In spite of the morbid title, Dr Phil Hammond’s stand-up show makes mischief of the macabre. I was already taken in when he tells the audience that those who have seen a play with ‘death’ in the title are statistically more likely to die (no correlation of course).
Laughter is thinned out tactfully to address a range of issues that include Jeremy Hunt and the state of mental health
Dr Phil’s act comes with a powerpoint. This set-up is not unfamiliar to the audience, who may have seen him before on Have I Got News For You and various media productions on the BBC. Though the majority of the viewers are more mature and elderly, there is no shortage of young viewers who, I’m sure, immensely enjoyed this show.

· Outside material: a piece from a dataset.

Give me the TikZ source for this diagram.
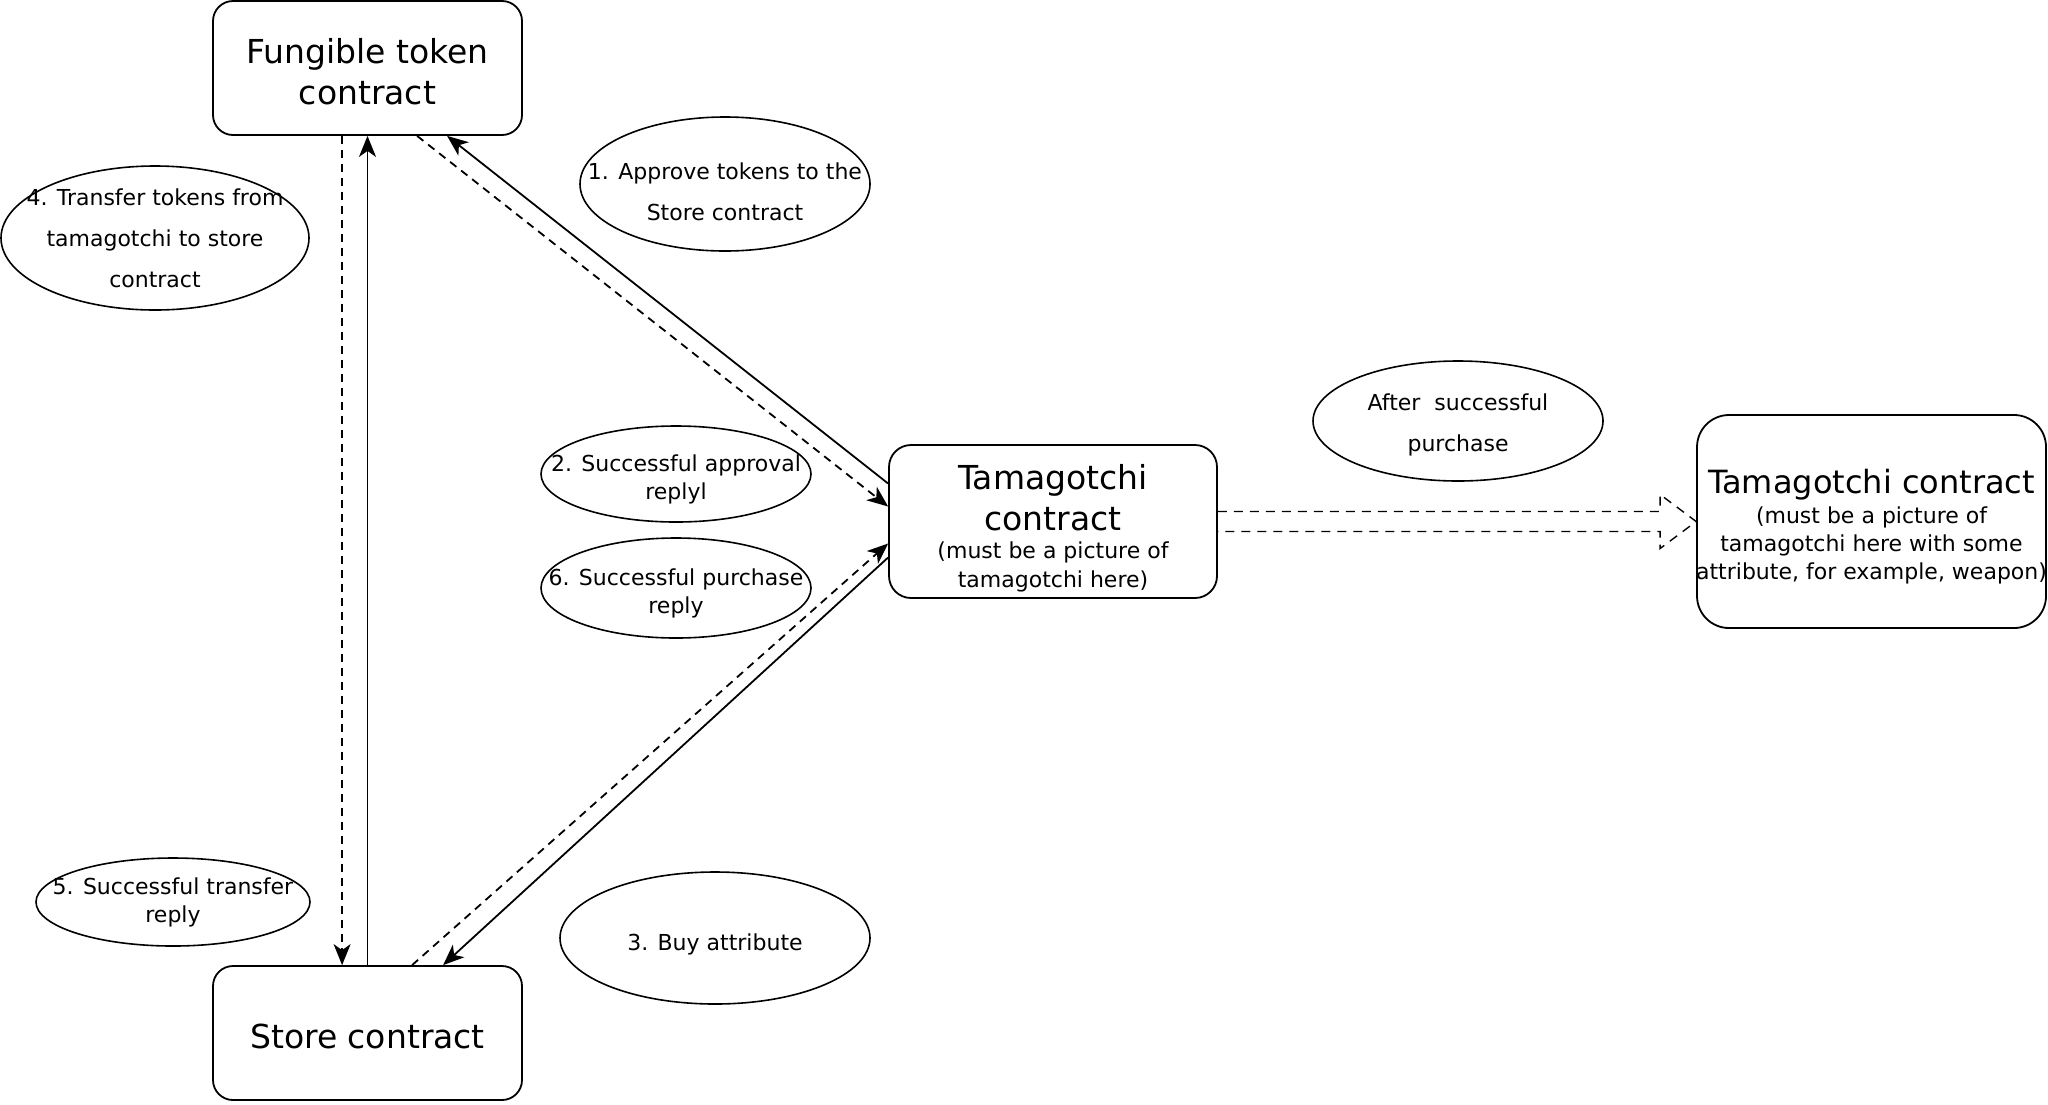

The entire routine is a narrative effort, as Dr Phil starts with his little known family history, tracing the past to explain his lifelong desire to work for the NHS and Private Eye. There are memorable wisecracks along the way about family dynamics, and about deaths to loved ones that are commemorated with a humour seldom flippant, but which shone with a hindsight that is particularly heartwarming.
It is rather rare for a comic to sustain momentum throughout, yet Dr Phil manages so by segueing into more worldly terrain later on, as he muses upon our society at large. Laughter is thinned out tactfully to address a range of issues that include Jeremy Hunt and the state of mental health in this country. Comedy makes way for tribute to a compassionate society.
Dr Phil delivers a hugely enjoyable hour of well-crafted stand-up, a welcome reprieve from other performers these days who dabble with too much at once. This veteran of the comic circuit revels in the poignant, and provides just the tonic for the aged.